Lemon Health Facts
The lemon is not only one of the most popular fruits worldwide, but it’s also a priceless marvel of nutrition and health benefits. There’s so much more to this powerhouse fruit than a delicious summer drink.
Lemons probably originated in northern India or China where they have been cultivated for about 2,500 years. Greek soldiers serving under Alexander the Great and Roman soldiers were said to have brought lemons from India to Greece and Italy. The Moors brought them from China to Spain and North Africa. Christopher Columbus brought them to the Americas in 1493 on his second voyage. Saint Augustine, Florida, has cultivated lemons since the 16th century. Miners in the California Gold Rush were said to have gladly paid as high as $1 (a week’s wages back then) for a lemon, due to its scurvy prevention properties.

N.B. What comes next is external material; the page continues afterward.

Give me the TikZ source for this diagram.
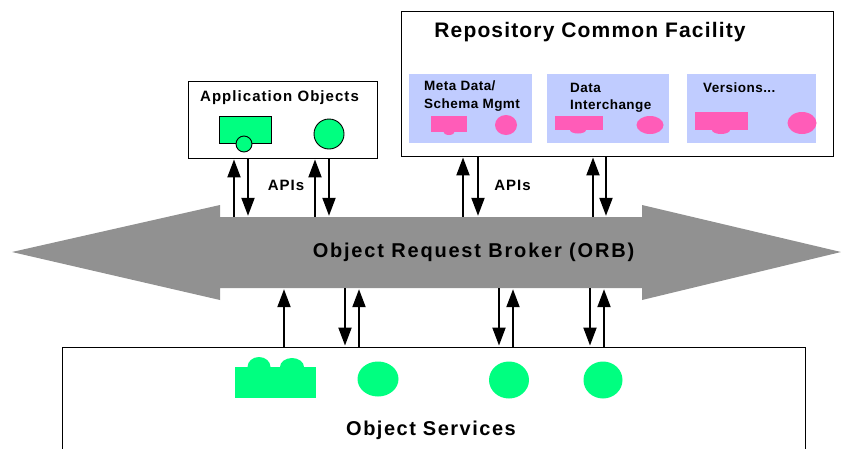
\documentclass[tikz,border=0pt]{standalone}
\usepackage{fontspec}
\setmainfont{Liberation Sans}
\usepackage{tikz}
\usetikzlibrary{arrows.meta,shapes.geometric}

\definecolor{orbgray}{HTML}{919191}
\definecolor{objgreen}{HTML}{00FF80}
\definecolor{objpink}{HTML}{FF5CB8}
\definecolor{facblue}{HTML}{C0CCFF}

\begin{document}
\begin{tikzpicture}[x=1pt,y=-1pt]
	
	\tikzset{box/.style = {shape=rectangle,draw,line width=0.9pt,fill=white,inner sep=0pt}}
	\tikzset{panel/.style = {shape=rectangle,fill=facblue,inner sep=0pt}}
	\tikzset{block/.style = {shape=rectangle,inner sep=0pt}}
	\tikzset{blob/.style = {shape=ellipse,inner sep=0pt}}
	\tikzset{edge/.style = {line width=2pt,-{Triangle[length=18pt,width=13pt]},shorten >=1pt}}
	\tikzset{title/.style = {font=\fontsize{20}{22}\bfseries\addfontfeature{LetterSpace=9},inner sep=0pt}}
	\tikzset{label/.style = {font=\fontsize{15}{17}\bfseries\addfontfeature{LetterSpace=7},inner sep=0pt}}
	\tikzset{small/.style = {font=\fontsize{13.5}{15}\bfseries\addfontfeature{LetterSpace=3.5},inner sep=0pt,anchor=west}}
	
	\clip (0,0) rectangle (841,448);
	
	\fill[orbgray] (12,252) -- (220,205) -- (220,217) -- (642,217) -- (642,205) -- (841,252)
		-- (642,300) -- (642,288) -- (220,288) -- (220,300) -- cycle;
	\node[block,minimum width=422pt,minimum height=71pt] (orb) at (431,252.5) {};
	
	\node[box,minimum width=189pt,minimum height=77pt] (app) at (282.5,119.5) {};
	\node[box,minimum width=432pt,minimum height=145pt] (repo) at (617,83.5) {};
	\node[box,minimum width=743pt,minimum height=140pt] (services) at (433.5,417) {};
	
	\node[panel,minimum width=123pt,minimum height=69pt] (meta) at (470.5,108.5) {};
	\node[panel,minimum width=122pt,minimum height=69pt] (inter) at (608,108.5) {};
	\node[panel,minimum width=129pt,minimum height=69pt] (vers) at (751.5,108.5) {};
	
	% application objects
	\node[block,draw,line width=0.9pt,fill=objgreen,minimum width=52pt,minimum height=27pt] (g1) at (245,129.5) {};
	\node[blob,draw,line width=0.9pt,fill=objgreen,minimum width=16pt,minimum height=16pt] (g2) at (244,144) {};
	\node[blob,draw,line width=0.9pt,fill=objgreen,minimum width=30pt,minimum height=30pt] (g3) at (329,134) {};
	
	% repository shapes
	\node[blob,fill=objpink,minimum width=12pt,minimum height=8pt] (p1b) at (449,131) {};
	\node[block,fill=objpink,minimum width=36pt,minimum height=16pt] (p1) at (449,124) {};
	\node[blob,fill=objpink,minimum width=22pt,minimum height=20pt] (p2) at (506,125) {};
	\node[blob,fill=objpink,minimum width=16pt,minimum height=7pt] (p3b) at (578,130) {};
	\node[block,fill=objpink,minimum width=48pt,minimum height=14pt] (p3) at (579,123) {};
	\node[blob,fill=objpink,minimum width=27pt,minimum height=18pt] (p4) at (650,125) {};
	\node[blob,fill=objpink,minimum width=18pt,minimum height=8pt] (p5b) at (721,130) {};
	\node[block,fill=objpink,minimum width=53pt,minimum height=18pt] (p5) at (721.5,121) {};
	\node[blob,fill=objpink,minimum width=29pt,minimum height=22pt] (p6) at (802,123) {};
	
	% services shapes
	\node[blob,fill=objgreen,minimum width=23pt,minimum height=20pt] (s1a) at (259,367) {};
	\node[blob,fill=objgreen,minimum width=24pt,minimum height=18pt] (s1b) at (292,367) {};
	\node[block,fill=objgreen,minimum width=81pt,minimum height=31pt] (s1) at (275.5,382.5) {};
	\node[blob,fill=objgreen,minimum width=41pt,minimum height=35pt] (s2) at (378,379) {};
	\node[blob,fill=objgreen,minimum width=40pt,minimum height=37pt] (s3) at (509,380) {};
	\node[blob,fill=objgreen,minimum width=39pt,minimum height=37pt] (s4) at (603,380) {};
	
	\node[title,font=\fontsize{21}{22}\bfseries\addfontfeature{LetterSpace=5.5}] (repotitle) at (590,32) {Repository Common Facility};
	\node[label] (apptitle) at (279.5,98) {Application Objects};
	\node[title] (orbtitle) at (473.5,252) {Object Request Broker (ORB)};
	\node[title,font=\fontsize{20}{22}\bfseries\addfontfeature{LetterSpace=7.5}] (svctitle) at (431,430) {Object Services};
	\node[label] (api1) at (286,185) {APIs};
	\node[label] (api2) at (512.5,185) {APIs};
	\node[small] (t1) at (424,85.5) {Meta Data/};
	\node[small] (t2) at (424,105.5) {Schema Mgmt};
	\node[small] (t3) at (570,87.5) {Data};
	\node[small] (t4) at (570,106.5) {Interchange};
	\node[small] (t5) at (703,87.5) {Versions...};
	
	\draw[edge] (234,0 |- orb.north) to (234,0 |- app.south);
	\draw[edge] (248,0 |- app.south) to (248,0 |- orb.north);
	\draw[edge] (315,0 |- orb.north) to (315,0 |- app.south);
	\draw[edge] (329,0 |- app.south) to (329,0 |- orb.north);
	\draw[edge] (463,0 |- orb.north) to (463,0 |- repo.south);
	\draw[edge] (478,0 |- repo.south) to (478,0 |- orb.north);
	\draw[edge] (593,0 |- orb.north) to (593,0 |- repo.south);
	\draw[edge] (606,0 |- repo.south) to (606,0 |- orb.north);
	
	\draw[edge] (284,0 |- services.north) to (284,0 |- orb.south);
	\draw[edge] (345,0 |- orb.south) to (345,0 |- services.north);
	\draw[edge] (359,0 |- services.north) to (359,0 |- orb.south);
	\draw[edge] (499,0 |- orb.south) to (499,0 |- services.north);
	\draw[edge] (513,0 |- services.north) to (513,0 |- orb.south);
	\draw[edge] (590,0 |- orb.south) to (590,0 |- services.north);
	\draw[edge] (604,0 |- services.north) to (604,0 |- orb.south);
	\end{tikzpicture}
\end{document}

Lemons contain citrus bioflavonoids called limonoids that are potent antioxidants. Lemons also contain flavonol glycosides, which have antibiotic properties, and high levels of vitamin C, vitamin A, potassium, folate, magnesium, phosphorus, calcium and fiber.
The vitamin C, potassium and limonoids in lemons may prevent inflammation; lower blood pressure and cholesterol levels; neutralize harmful free radicals; prevent colon, stomach, breast, mouth and larynx cancers and stroke (by inhibiting the formation of blood clots); reduce asthma, rheumatoid arthritis and osteoarthritis; and strengthen the immune system. The flavonol glycosides relieve throat and respiratory infections, flu and fever, and purify the blood.
Other Health Uses
To freshen your skin, rub a slice or two of lemon over your face when the weather is hot and humid.
Rub a squeezed lemon over rough, dry knees and elbows to soften them.
Apply some fresh squeezed lemon juice to a cotton cloth to stop nosebleeds and bleeding gums. Rub very gently, as it will sting a little.
To help relieve constipation, squeeze the juice out of one lemon, mix with 2 tsp. of olive oil and drink it.
For whiter fingernails and to get rid of fingernail stains, soak your fingernails in fresh squeezed lemon juice for about five minutes. Rinse thoroughly.
To get more juice out of a lemon, roll it firmly a few times on a table or counter with the palm of your hand. This breaks down the juice sacs in the fruit, releasing more juice.
Thin-skinned lemons have more juice than the thick-skinned varieties.